10 Facts About J Dilla You Might Not Know
Being able to drop these little “did you know?” tidbits at your next party will earn you some major points. Here’s one that might even surprise your biggest Dilla fan: He went on a date with the one and only Lil’ Kim!
“As is very briefly recalled in an excerpt from Frank-N-Dank & J. Dilla’s European Vacation DVD shot in late 2005, while Dilla was on his final tour—with Frank-N-Dank, DJ Rhettmatic, and friend Dave “New York” Tobman: The Queen Bee picked up Dilla Dawg at Q-Tip’s house in the 600. They had Chinese food.”
The Lost XXL Interview
Four years after his death, XXL unearthed a previously unpublished interview featuring Dilla’s group Slum Village. Dilla’s responses reveal the early stages of the iconic producer’s music career, including his difficult reasoning behind leaving the group and how they often butted heads creatively, professionally and personally:
“Nah, I mean I show my crew love but as far as moving on that was like the best thing I could ever have done,” said Dilla. “It was like I said, the business situation where you not clickin’ creatively and things like that…”

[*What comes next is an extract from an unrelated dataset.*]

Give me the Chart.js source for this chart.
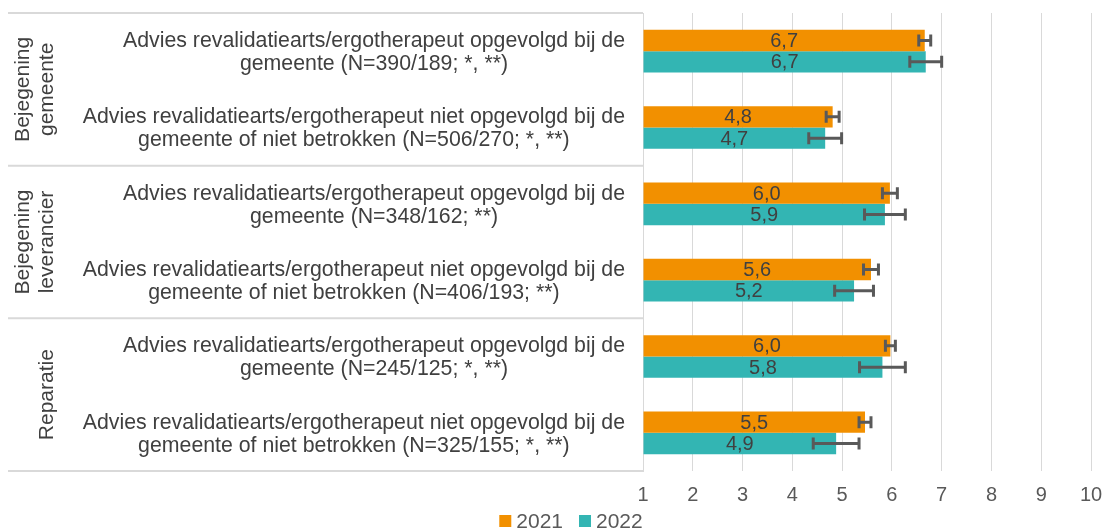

The Story Behind Some of J Dilla’s Greatest Productions
The folks at FADER wrangled up the anecdotes and history behind some of Dilla’s most classic productions, including work with Eykah Badu, Common and Black Star. This mother, artists collaborators and friends all recalled the makings of these landmark productions, resulting in a very intimate look behind the music.
Eykah Badu on “Didn’t Cha Know”
“I went to Detroit to work with this cat that I heard a few tracks from that drove me crazy. Common took me over there, we went down to the basement, Common left and Dilla and I sat and talked. He had records wall-to-wall like it was a public library and he goes, “OK, I want you to look for a record.” I’m leaking through these organized, tightly packed crates, and I just pulled out one record and the artist was Tarika Blue. I liked that name. I put on the first track [“Dreamflower”] and I fell in love with the song and I kept playing it over and over again and I said, “I want this.”
Dilla’s Last Interview
This interview provides us with the most recent look at Dilla right before he passed. As the post mentions, the music industry’s impact on Dilla becomes apparent in his responses, as well as his thoughts on his then-present work and the ways in which his work was reviewed, sometimes negatively (although most critics wouldn’t admit that now.)
“Ya know it doesn’t bother me because what people don’t understand is like when I…me myself, when I go in the studio, I just try to give the artist what they want. Like Water for Chocolate, we were both looking toward the direction of where he started or what would have been rugged hip-hop at that time. The Electric Circus, he wanted to do something totally different. I would bring him a batch of beats, and he’d just be sitting there, then as soon as I make something crazy as hell, fast uptempo, he’d like, ‘Yeah, let’s use that one.’”
J Dilla Obituary
“Dilla’s interest in music started at age 2,” his mother says. “Dilla carried 45s on his arm and turntables to the park every day, to spin records — and this was in downtown Detroit.”
Yancey got his start working in the studio for A Tribe Called Quest. When his own rap trio Slum Village found a hit with their album Fantastic, Vol. 2, Yancey quickly became one of hip-hop’s most sought-after producers.”